The entire title of this novel by Tami Kidd appears on the Amazon page as Deadly Discovery: Hold your breath in this gripping thriller you won’t be able to put down, thus making a claim for the novel with its shorter title, Deadly Discovery. The novel sells for USD 2.99, it is available on Kindle Unlimited as a free read, and for some reason, I paid USD 0.99 for the download. In fact, I wanted to put the novel down several times. If I had paid USD 2.99, I would have sought a refund. I have not seen many novels that start as strong as this one and then self-destruct because of a mix-and-match plot construction from storyboards of trite, overused, pandering expressions.
Deadly Discovery has twenty-three chapters and 151 pages. Chapter One gives us background information about Mara and Thomas. Their life should appear idyllic for Mara, an award-winning author of a series, The Alex Strange Mysteries. Mara had seven successful novels, and the eighth novel was in the beginning stage. This fact is a critical element to remember; it contributes much to the story’s silliness. Mara should be pleased as Thomas seems to do nothing but solve Sudoku problems. I saw issues when I encountered this “Sometimes they never spoke. They didn’t have to. Neither found any reason to fill the space between them with words, the space filled with love.” (location 58). “Mara lived vicariously through her heroine. Alex, a woman of beauty, strength, and courage, never backed down without a fight. She refused to quit until the job was done.” (location 64). Mara needed something to spice up a bland marriage. Thomas went to work. We are not sure where he worked, and it is not essential. She spent her time writing. In her non-writing time, she stared into the eyes of Thomas, something which pleased him immensely. In Chapter One, Thomas died. That is why his work of absorbing soulful looks is unimportant.
Seven months and four chapters later, after much soul-searching about the meaning of life and how it could continue without a husband she never talked to, Mara begins house cleaning and boxing up the stuff of memories. A serendipitous event occurs when a nosy neighbor stops by and notices that a key on a nearby table is a safe deposit box key, something Mara, the mystery novelist, would never have imagined. After a lengthy presentation on how to open a safe deposit box, Mara succeeds and finds a letter.
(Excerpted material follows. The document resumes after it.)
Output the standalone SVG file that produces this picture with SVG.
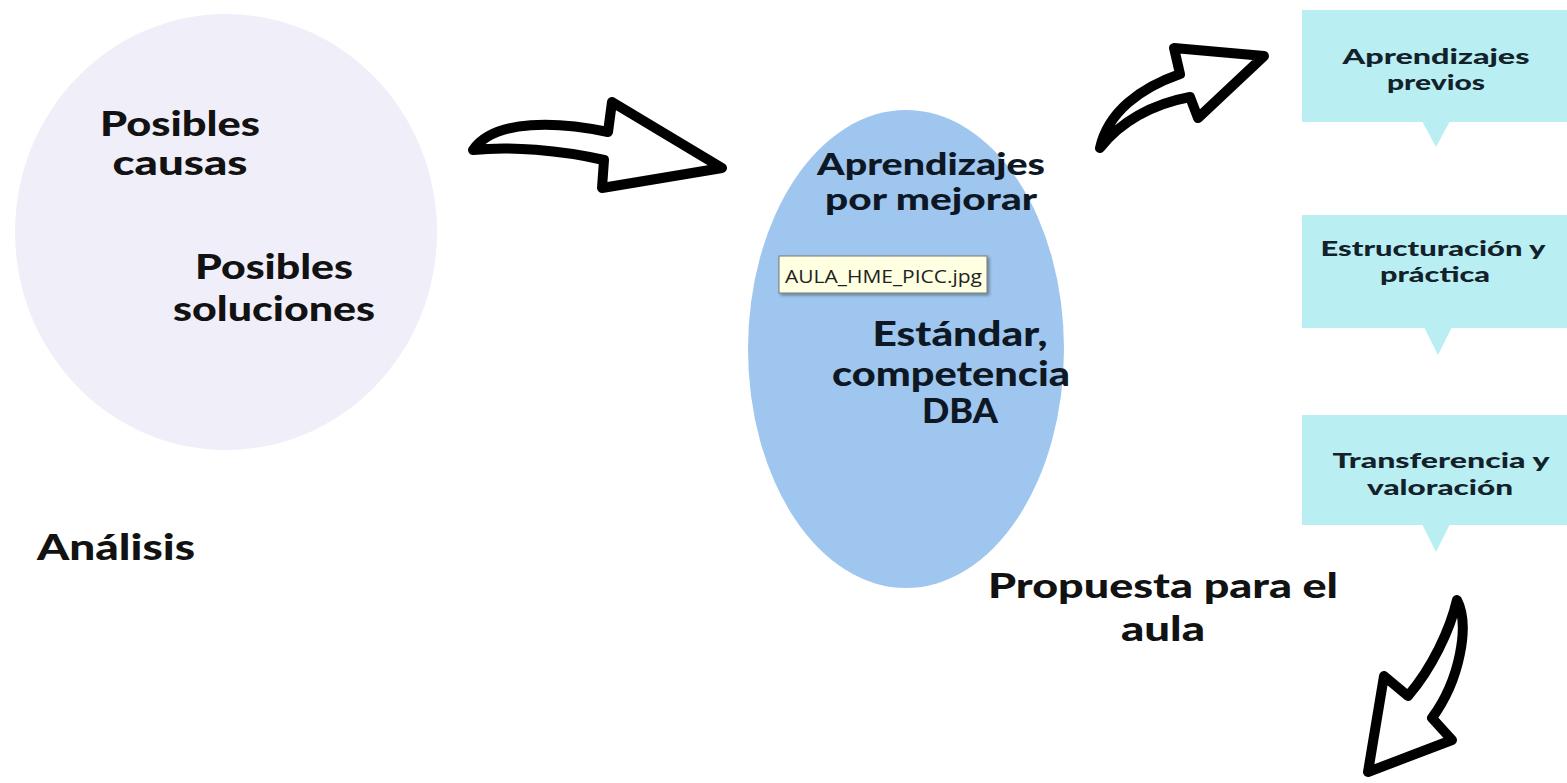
<svg xmlns="http://www.w3.org/2000/svg" width="1567" height="783" viewBox="0 0 1567 783">
<defs>
<style>
.t{font-family:Lato,"Open Sans","DejaVu Sans",sans-serif;font-weight:900;fill:#121212;text-anchor:middle}
.e{fill:#0e1724}
.b{font-size:21px;fill:#13222a}
.box{fill:#b9eff3}
.arr{fill:#fff;stroke:#000;stroke-width:10;stroke-linejoin:round;stroke-linecap:round}
</style>
<filter id="sh" x="-5%" y="-10%" width="115%" height="140%"><feDropShadow dx="2" dy="2" stdDeviation="1.5" flood-color="#000" flood-opacity="0.35"/></filter>
</defs>
<rect width="1567" height="783" fill="#fff"/>
<g id="analisis">
<ellipse cx="226" cy="232" rx="211" ry="218" fill="#f0eef9"/>
<text class="t" x="180" y="136" font-size="34" textLength="160" lengthAdjust="spacingAndGlyphs">Posibles</text>
<text class="t" x="180" y="175" font-size="34" textLength="135" lengthAdjust="spacingAndGlyphs">causas</text>
<text class="t" x="274" y="279" font-size="34" textLength="158" lengthAdjust="spacingAndGlyphs">Posibles</text>
<text class="t" x="274" y="321" font-size="34" textLength="202" lengthAdjust="spacingAndGlyphs">soluciones</text>
<text class="t" x="116" y="560" font-size="36" font-weight="700" textLength="158" lengthAdjust="spacingAndGlyphs">Análisis</text>
</g>
<g id="aprendizajes">
<ellipse cx="906" cy="349" rx="158" ry="239" fill="#9fc6ef"/>
<text class="t e" x="931" y="175" font-size="30" textLength="228" lengthAdjust="spacingAndGlyphs">Aprendizajes</text>
<text class="t e" x="931" y="210" font-size="30" textLength="212" lengthAdjust="spacingAndGlyphs">por mejorar</text>
<text class="t e" x="960" y="346" font-size="34" textLength="175" lengthAdjust="spacingAndGlyphs">Estándar,</text>
<text class="t e" x="951" y="386" font-size="34" textLength="238" lengthAdjust="spacingAndGlyphs">competencia</text>
<text class="t e" x="960" y="423" font-size="34" textLength="76" lengthAdjust="spacingAndGlyphs">DBA</text>
</g>
<g id="tooltip">
<rect x="779" y="256" width="208" height="37" fill="#ffffe1" stroke="#767676" stroke-width="1" filter="url(#sh)"/>
<text x="785" y="283" font-family="'Open Sans','Liberation Sans',sans-serif" font-size="19" fill="#222" textLength="197" lengthAdjust="spacingAndGlyphs">AULA_HME_PICC.jpg</text>
</g>
<g id="previos">
<rect class="box" x="1302" y="10" width="265" height="112"/>
<polygon class="box" points="1422,121 1450,121 1436,147"/>
<text class="t b" x="1436" y="64" textLength="187" lengthAdjust="spacingAndGlyphs">Aprendizajes</text>
<text class="t b" x="1436" y="90" textLength="98" lengthAdjust="spacingAndGlyphs">previos</text>
</g>
<g id="estructuracion">
<rect class="box" x="1302" y="215" width="265" height="113"/>
<polygon class="box" points="1424,327 1452,327 1438,355"/>
<text class="t b" x="1433" y="256" textLength="225" lengthAdjust="spacingAndGlyphs">Estructuración y</text>
<text class="t b" x="1435" y="282" textLength="110" lengthAdjust="spacingAndGlyphs">práctica</text>
</g>
<g id="transferencia">
<rect class="box" x="1302" y="415" width="265" height="110"/>
<polygon class="box" points="1422,524 1450,524 1436,552"/>
<text class="t b" x="1441" y="468" textLength="217" lengthAdjust="spacingAndGlyphs">Transferencia y</text>
<text class="t b" x="1440" y="495" textLength="146" lengthAdjust="spacingAndGlyphs">valoración</text>
</g>
<g id="propuesta">
<text class="t" x="1163" y="598" font-size="35" textLength="350" lengthAdjust="spacingAndGlyphs">Propuesta para el</text>
<text class="t" x="1163" y="641" font-size="35" textLength="84" lengthAdjust="spacingAndGlyphs">aula</text>
</g>
<g id="connectors">
<path class="arr" d="M 473 150 C 495 118, 560 122, 608 132 L 612 102 L 722 168 L 602 188 L 604 160 C 560 150, 510 146, 473 150 Z"/>
<path class="arr" d="M 1100 148 C 1108 112, 1140 88, 1180 74 L 1174 48 L 1264 56 L 1198 118 L 1190 97 C 1152 104, 1120 122, 1100 148 Z"/>
<path class="arr" d="M 1457 600 C 1470 625, 1460 680, 1432 718 L 1452 740 L 1368 772 L 1384 676 L 1408 696 C 1432 668, 1450 630, 1457 600 Z"/>
</g>
</svg>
A surface reading indicates a substantial, intimate relationship between husband Thomas and a mystery woman. The letter provides the inciting moment. It was time for the excitement of the chase to kick in. It doesn’t.
Despite the vicarious experiences of Mara, she knows she needs help to solve this mystery. Remember, at the same time, she is writing novel number eight. She has deadlines to meet. A private investigator could help a lot. Mara finds the perfect advertisement. The investigator is none other than Alex Strange, which happens to be the same name as the protagonist hero of her novels. The two will travel the country in cars and planes in search of the elusive woman who had written the mysterious letter to Thomas. During their travels, they will have coffee. Lots of coffee. Every time some action happens, it is followed by coffee. The British, with their fondness for tea, compares well with this couple.
Alex is, of course, every woman’s perfect physical specimen, if they were interested in that type of thing. He had delightful dimples and was unfailingly polite and considerate towards Mara in all things. Alex was not Mickey Spillane. There is no vulgar language and no sexual situations in this book. It is safe for work and may be as dull as your job.
At some point, Mara will be kidnapped by mysterious forces. The overly handsome Alex will NOT rescue her. There are a few surprises in the novel after all. At some point, Alex will relate to Mara the childhood loss of his mother. Mara will feel immense grief that will eclipse the feelings described at the loss of her husband.
Mara was initially worried at the cost of using a private investigator. Alex tells her not to worry about it. Mara is well off from sales of her book, insurance proceeds from her husband’s death, proceeds from the sale of the house she and Thomas had lived in, and movie rights to some novels. That last item, the movie rights, was casually mentioned to Mara as she was traveling with Alex on a fact-finding mission. I find heroes that never worry about money fascinating.
Mara writes novels about mysteries. Alex solves mysteries. Neither of the two considers police or intelligence agency involvement in their investigation. Realism has left the room.
There is no categorization of romance at the Amazon site for this novel. I would not have read it if there was such a tag. This novel is the reason I don’t read books in the romance genre. The correct tags are romance, unrealistic romance, and fantasy. There are excellent novels written in the romance genre. I find it difficult to find them, and this was not one. I was especially offended by the politically correct nod to the LBGT community.
There should be a less than a one-star rating, but there isn’t. So, my rating is one Amazon star and not recommended.